Why haven't the castaways of Lost formed a government?

  • Too early. In television time, the plane only crashed some 90 days ago. Yet laws were already alluded to by Episode 10, when Hurley registered each of the survivors, and again by Episode 77, when the group confirmed to Sawyer that they had seized his belongings in his absence.
  • A brewing civil war among survivors, à la Lord of the Flies or, I don't know...Iraq? That was my bet up until the famous hatch opening sequence, in the final moments of the first season.
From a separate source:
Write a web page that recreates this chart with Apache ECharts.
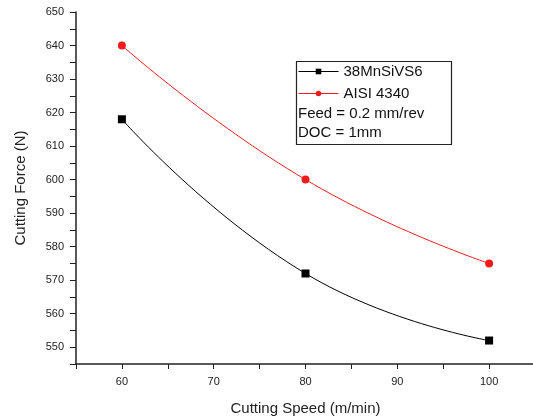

It still might happen, although the remainder of season three seems dog-eared for The Others, including the disappearance thereof.
  • The group believes itself too small, and is therefore allowing itself to be run by a default meritocratic dictatorship led by the popular kids: Jack, Kate, Sayid, etc.
  • The island already suffers under a sort of fascist puppet prince rule, in which the invisible hand of The Others casts a far greater shadow than the viewers/castaways realize. The castaways are already governed, just not self-governed. Mysterious appearances of food and clues, mysterious disappearances of people and clues, to say nothing of the bizarre death of Mr. Eko, these belie the truth, we just don't know which truth yet. The show's Diet Populism and polite anti-corporatism (by way of the Dharma Initiative plot line) confirm this.

Of course the truth is:

  • By the simple fact of their inaction, the castaways have formed a government by default, a tiny anarcho-syndicalist regime. We democracy-whiskey-sexy viewers simply don't recognize it, because it seems too far removed from our own idea of governing.

This is still the best show on television. If you're the one viewer nationwide who hasn't watched, watch.